The Adivasi issue, therefore, is a national issue for all people who have been seriously concerned about making a more humane, pluralistic, equitable, democratic and just society. This might have been the reason why the Jesuits and Jesuits-run research institutions and initiatives in India have pioneered and consistently focused on to defending the Adivasis ethno-territorial rights enshrined in numerous legislations and constitutional provisions. For instance, Fr. John Baptist Hoffman, a German Jesuit missionary/social worker in Ranchi during late 1800s, was instrumental in promulgating the significant 1908 Chhotanagpur Tenancy Act (CNT) which restricts land transfer from Adivasi ethno-territories in Jharkhand to non-Adivasis. Thereafter, several significant studies have been undertaken by several committed Jesuits especially on land alienation and development induced displacement and allied processes of impoverishment of the Adivasis in India.
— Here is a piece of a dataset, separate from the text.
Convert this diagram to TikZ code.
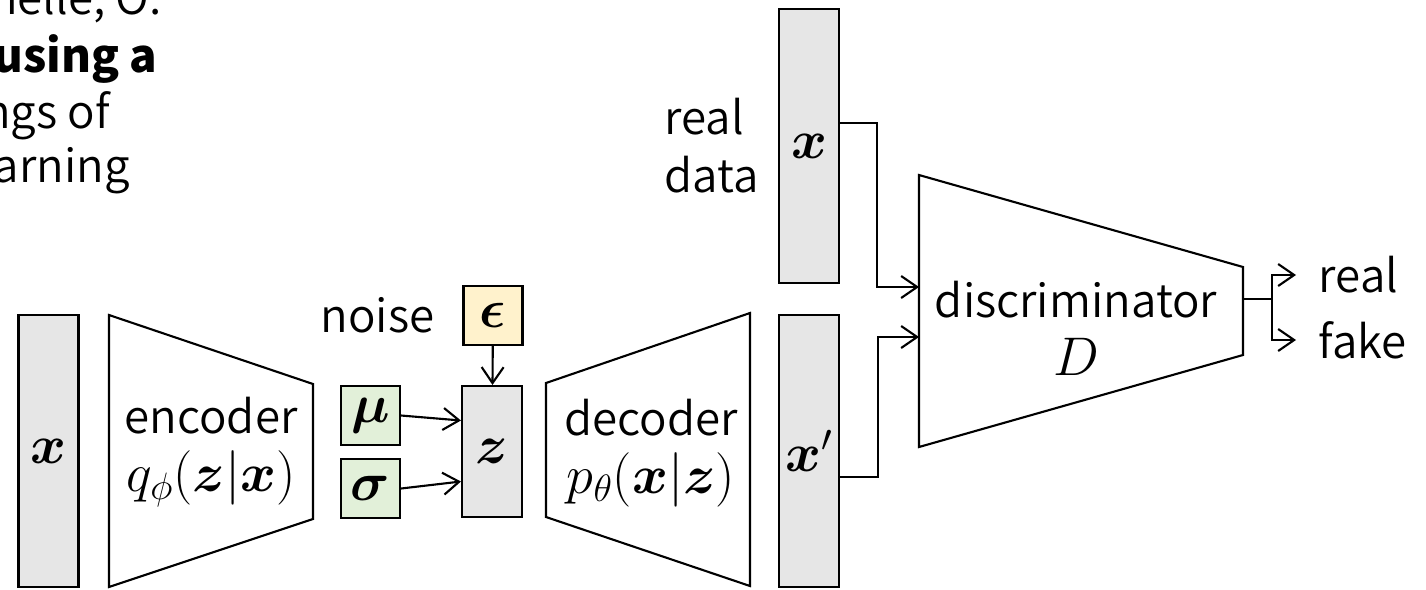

However, much more remains to be done in this regard especially when the last seven decades of development and educational policies and schemes thereof, have focused more on incorporating the Adivasis into the colonial civic order rather than empowering them by affirming their constitutional and human rights.

1 Although G.S. Ghurey was projected as an acclaimed sociologist during the 1950s, he has done only three days of fieldwork during his entire career; the rest of the materials of evidence that supported his arguments were based on British colonial records.

2 Žižek, S. (2012) ‘The Apostate Children of God’, Outlook Magazine, 20 August.